Ma chi nasce nuovo oggi, veramente non può fare altro che ripercorrere gli stessi modelli? Perché mi costringono a riattivare in me gli stessi codici comportamentali che automaticamente richiamo quando sono davanti a un pezzo di carta formato tabloid, nel momento in cui sono davanti a uno schermo? Davanti a quest’ultimo, ho altre abitudini. Il mio occhio, la mia mano sanno fare ormai quasi naturalmente cose che con la carta non posso fare. Seguo diversi percorsi di lettura, sono fruitore attivo, clicco e girovago e poi torno, segnalo e commento, ho dieci schede del browser aperte, abito un flusso, non sono al tavolino del caffè a leggere il giornale come accadeva nel 1907.
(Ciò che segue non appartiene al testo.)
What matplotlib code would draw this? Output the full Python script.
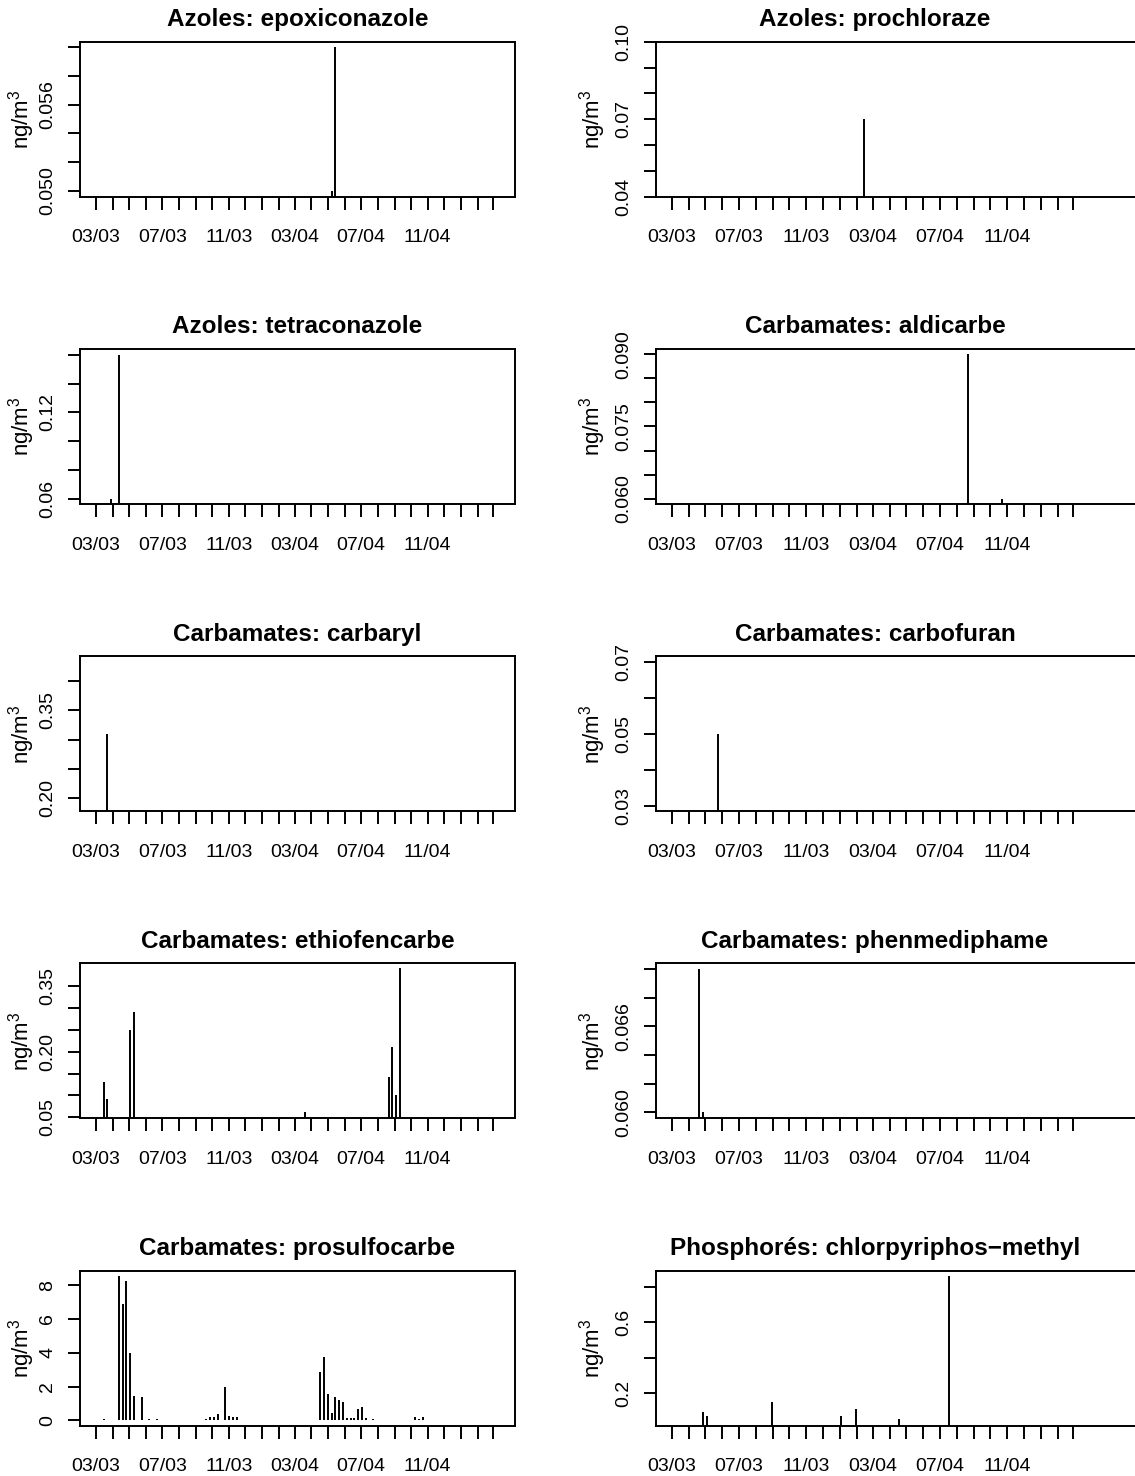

Se fai un aggregatore, fallo essenziale.
Se fai un giornale online, dammi una colonna di opinioni redazionali o autoriali, linka il resto, ma sii sempre essenziale.
Non dovrei neanche scrollare la pagina, per dire. E le pubblicità stringate anche quelle, in una colonna tutta per loro. Tanto nessuno in Rete le guarda, nessuno le clicca, e di chi le clicca non ho buona opinione.
Forse c’è di mezzo anche una questione legata a un approccio maggiormente visivo, rispetto a una strettamente testuale. Ma parlando di news, faccio due esempi di aggregatori: Eufeeds e Popurl. Uno basato proprio sui quotidiani nazionali, l’altro su quanto pubblicano le principali piattaforme di contenuto tipicamente web-based. Personalizzabili.
Il giornale che vorrei io aggiungerebbe semplicemente, mettendola in evidenza, una colonna con i contenuti originali sviluppati dalla redazione, troverebbe un buon titolista per le proprie e per le altrui notizie e relativi commenti, farebbe emergere come assolutamente significativo il proprio stile giornalistico, la propria personalità, il proprio punto di vista. Per il resto, lasciatemi libero di abitare a modo mio.
Update: costituisce novità odierna anche Paperblog, localizzazione italiana di realtà francese, più focalizzata sui blog.